* Goal
Take every line from the first down to the line with "const chart = echarts.init(document.getElementById('chart'));" and set it down exactly, without the pictures.

* Data

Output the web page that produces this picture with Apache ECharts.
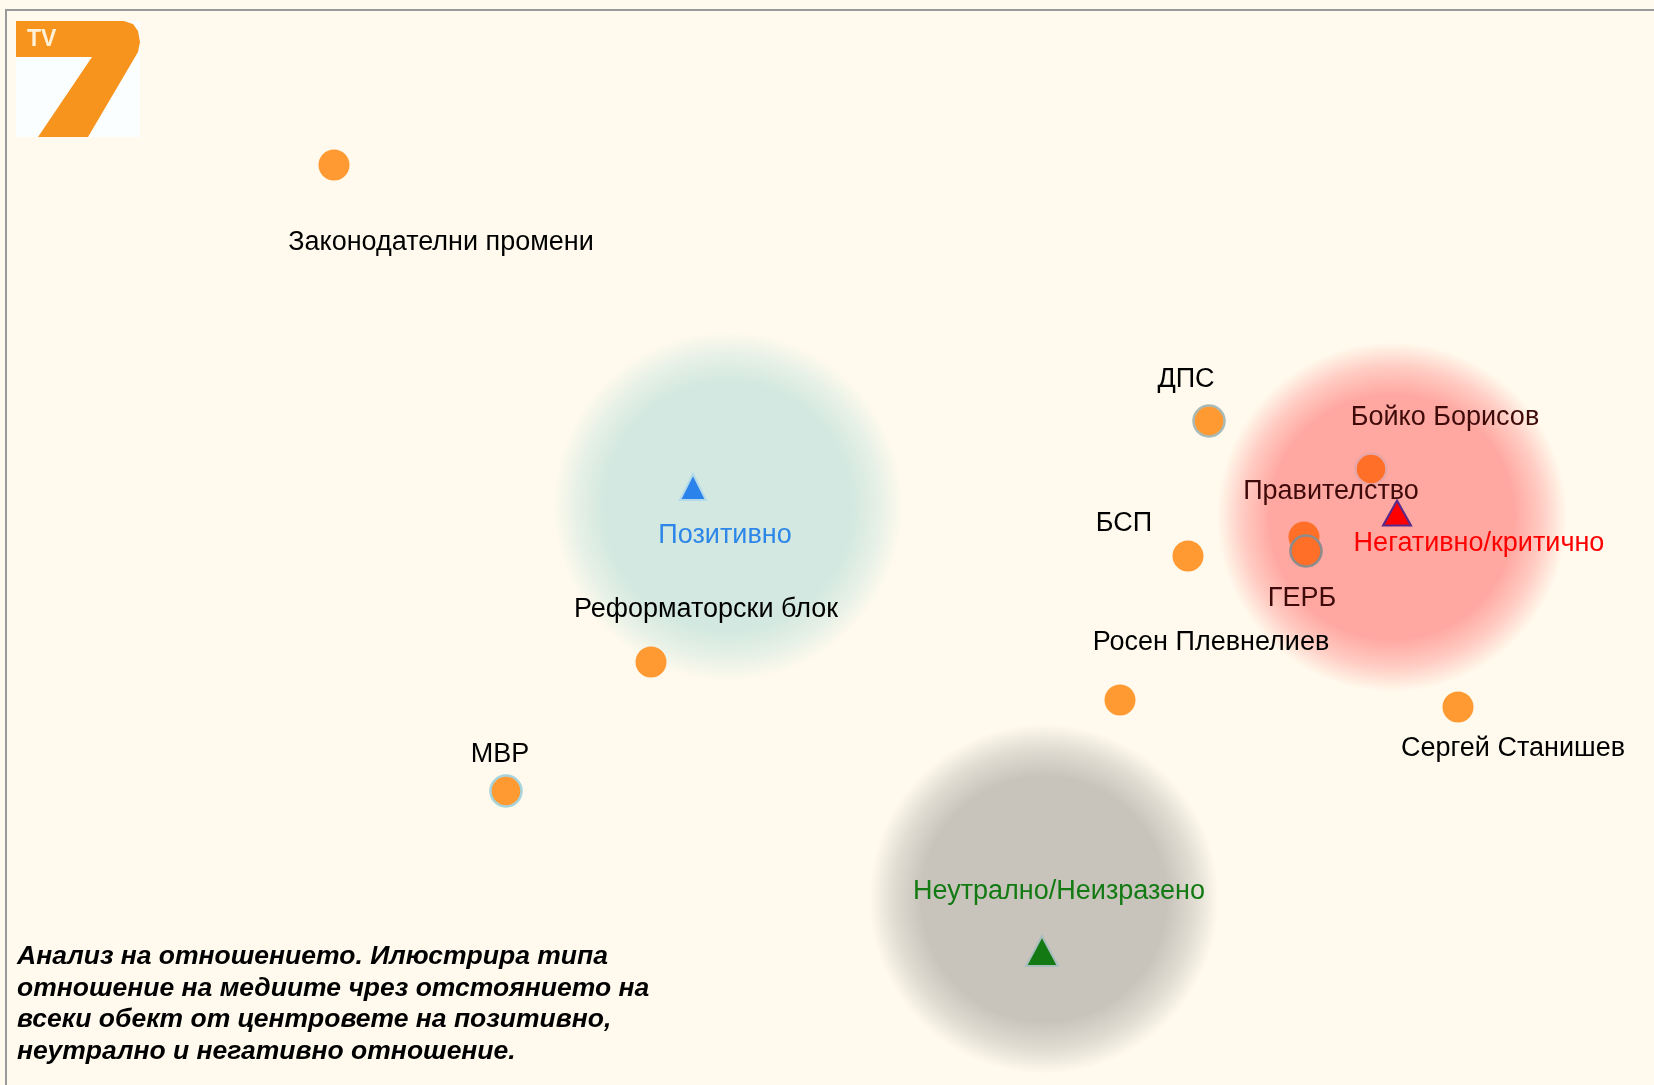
<!DOCTYPE html>
<html>
<head>
<meta charset="utf-8">
<script src="https://cdn.jsdelivr.net/npm/echarts@6/dist/echarts.min.js"></script>
<style>
  html, body { margin: 0; padding: 0; background: #fffaed; }
  #chart { width: 1654px; height: 1085px; }
</style>
</head>
<body>
<div id="chart"></div>
<script>
// objects of the media analysis (position on the map)
const objNames = ['Законодателни промени', 'ДПС', 'Бойко Борисов', 'Правителство', 'ГЕРБ',
  'БСП', 'Росен Плевнелиев', 'Сергей Станишев', 'Реформаторски блок', 'МВР'];
const objX = [334, 1209, 1371, 1304, 1306, 1188, 1120, 1458, 651, 506];
const objY = [165, 421, 469, 537, 551, 556, 700, 707, 662, 791];

// the three attitude centres
const centerNames = ['Позитивно', 'Негативно/критично', 'Неутрално/Неизразено'];
const centerX = [693, 1397, 1042];
const centerY = [487, 513, 951];

// blurred zones around the centres
const zoneX = [728, 1392, 1044];
const zoneY = [506, 517, 899];

// label placement relative to the marker
const objLabelOffset = [[107, 78], [-23, -41], [74, -51], [27, -45], [-4, 48],
  [-64, -32], [91, -57], [55, 42], [55, -52], [-6, -36]];
const centerLabelOffset = [[32, 49], [82, 31], [17, -59]];
const centerSizes = [[26, 26], [28, 25], [32, 30]];

// objects lying inside the red zone get a tinted look
const inRedZone = ['Бойко Борисов', 'Правителство', 'ГЕРБ'];
const dotBorders = {
  'ДПС': '#a9bab6',
  'МВР': '#a6d3dc',
  'ГЕРБ': '#8c8c8c',
  'Бойко Борисов': '#e8a5a5'
};

const zoneColors = ['rgba(210,232,224,', 'rgba(255,168,162,', 'rgba(200,196,188,'];
const centerColors = ['#2b82ea', '#ff0000', '#137a13'];
const centerBorders = ['#b3d9ea', '#5a2a8a', '#a9bdbd'];
const labelColors = ['#2d86e8', '#ff0000', '#137a13'];

const chart = echarts.init(document.getElementById('chart'));

const zoneData = zoneX.map((x, i) => ({
  value: [x, zoneY[i]],
  itemStyle: {
    opacity: 1,
    color: {
      type: 'radial', x: 0.5, y: 0.5, r: 0.5,
      colorStops: [
        { offset: 0, color: zoneColors[i] + '1)' },
        { offset: 0.7, color: zoneColors[i] + '1)' },
        { offset: 0.86, color: zoneColors[i] + '0.55)' },
        { offset: 1, color: zoneColors[i] + '0)' }
      ]
    }
  }
}));

const centerData = centerX.map((x, i) => ({
  name: centerNames[i],
  value: [x, centerY[i]],
  symbolSize: centerSizes[i],
  itemStyle: { opacity: 1, color: centerColors[i], borderColor: centerBorders[i], borderWidth: 2 },
  label: { offset: centerLabelOffset[i], color: labelColors[i] }
}));

const objData = objX.map((x, i) => {
  const n = objNames[i];
  const border = dotBorders[n];
  const red = inRedZone.includes(n);
  return {
    name: n,
    value: [x, objY[i]],
    itemStyle: {
      opacity: 1,
      color: red ? '#ff6f27' : '#ff9a33',
      borderColor: border || 'transparent',
      borderWidth: border ? 2.5 : 0
    },
    label: { offset: objLabelOffset[i], color: red ? '#3e0a0a' : '#000' }
  };
});

const labelBase = {
  show: true,
  position: 'inside',
  formatter: '{b}',
  fontFamily: 'Liberation Sans, Arial, sans-serif',
  fontSize: 27
};

chart.setOption({
  backgroundColor: '#fffaed',
  animation: false,
  grid: { left: 0, right: 0, top: 0, bottom: 0 },
  xAxis: { type: 'value', min: 0, max: 1654, show: false },
  yAxis: { type: 'value', min: 0, max: 1085, inverse: true, show: false },
  graphic: [
    {
      type: 'rect', silent: true, z: 1,
      shape: { x: 6, y: 10, width: 1700, height: 1100 },
      style: { fill: null, stroke: '#999', lineWidth: 2 }
    },
    {
      type: 'group', z: 100,
      children: [
        { type: 'rect', shape: { x: 16, y: 21, width: 124, height: 116 }, style: { fill: '#fbfeff' } },
        {
          type: 'polygon',
          shape: {
            points: [[16, 21], [124, 21], [133, 24], [138, 31], [140, 42], [138, 52],
              [88, 137], [38, 137], [92, 57], [16, 57]]
          },
          style: { fill: '#f7941d' }
        },
        {
          type: 'text', x: 27, y: 28,
          style: { text: 'TV', fill: '#fff1d8', font: 'bold 23px Liberation Sans, Arial' }
        }
      ]
    },
    {
      type: 'text', left: 17, top: 941, z: 100,
      style: {
        text: 'Анализ на отношението. Илюстрира типа\nотношение на медиите чрез отстоянието на\nвсеки обект от центровете на позитивно,\nнеутрално и негативно отношение.',
        fill: '#000',
        font: 'italic bold 26.5px Liberation Sans, Arial',
        lineHeight: 31.6
      }
    }
  ],
  series: [
    {
      type: 'scatter', silent: true, z: 1,
      symbol: 'circle', symbolSize: 350,
      data: zoneData
    },
    {
      type: 'scatter', z: 3,
      symbol: 'triangle',
      data: centerData,
      label: labelBase
    },
    {
      type: 'scatter', z: 2,
      symbol: 'circle', symbolSize: 31,
      data: objData,
      label: labelBase
    }
  ]
});
</script>
</body>
</html>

* Exercise result
Output the web page that produces this picture with Apache ECharts.
<!DOCTYPE html>
<html>
<head>
<meta charset="utf-8">
<script src="https://cdn.jsdelivr.net/npm/echarts@6/dist/echarts.min.js"></script>
<style>
  html, body { margin: 0; padding: 0; background: #fffaed; }
  #chart { width: 1654px; height: 1085px; }
</style>
</head>
<body>
<div id="chart"></div>
<script>
// objects of the media analysis (position on the map)
const objNames = ['Законодателни промени', 'ДПС', 'Бойко Борисов', 'Правителство', 'ГЕРБ',
  'БСП', 'Росен Плевнелиев', 'Сергей Станишев', 'Реформаторски блок', 'МВР'];
const objX = [334, 1209, 1371, 1304, 1306, 1188, 1120, 1458, 651, 506];
const objY = [165, 421, 469, 537, 551, 556, 700, 707, 662, 791];

// the three attitude centres
const centerNames = ['Позитивно', 'Негативно/критично', 'Неутрално/Неизразено'];
const centerX = [693, 1397, 1042];
const centerY = [487, 513, 951];

// blurred zones around the centres
const zoneX = [728, 1392, 1044];
const zoneY = [506, 517, 899];

// label placement relative to the marker
const objLabelOffset = [[107, 78], [-23, -41], [74, -51], [27, -45], [-4, 48],
  [-64, -32], [91, -57], [55, 42], [55, -52], [-6, -36]];
const centerLabelOffset = [[32, 49], [82, 31], [17, -59]];
const centerSizes = [[26, 26], [28, 25], [32, 30]];

// objects lying inside the red zone get a tinted look
const inRedZone = ['Бойко Борисов', 'Правителство', 'ГЕРБ'];
const dotBorders = {
  'ДПС': '#a9bab6',
  'МВР': '#a6d3dc',
  'ГЕРБ': '#8c8c8c',
  'Бойко Борисов': '#e8a5a5'
};

const zoneColors = ['rgba(210,232,224,', 'rgba(255,168,162,', 'rgba(200,196,188,'];
const centerColors = ['#2b82ea', '#ff0000', '#137a13'];
const centerBorders = ['#b3d9ea', '#5a2a8a', '#a9bdbd'];
const labelColors = ['#2d86e8', '#ff0000', '#137a13'];

const chart = echarts.init(document.getElementById('chart'));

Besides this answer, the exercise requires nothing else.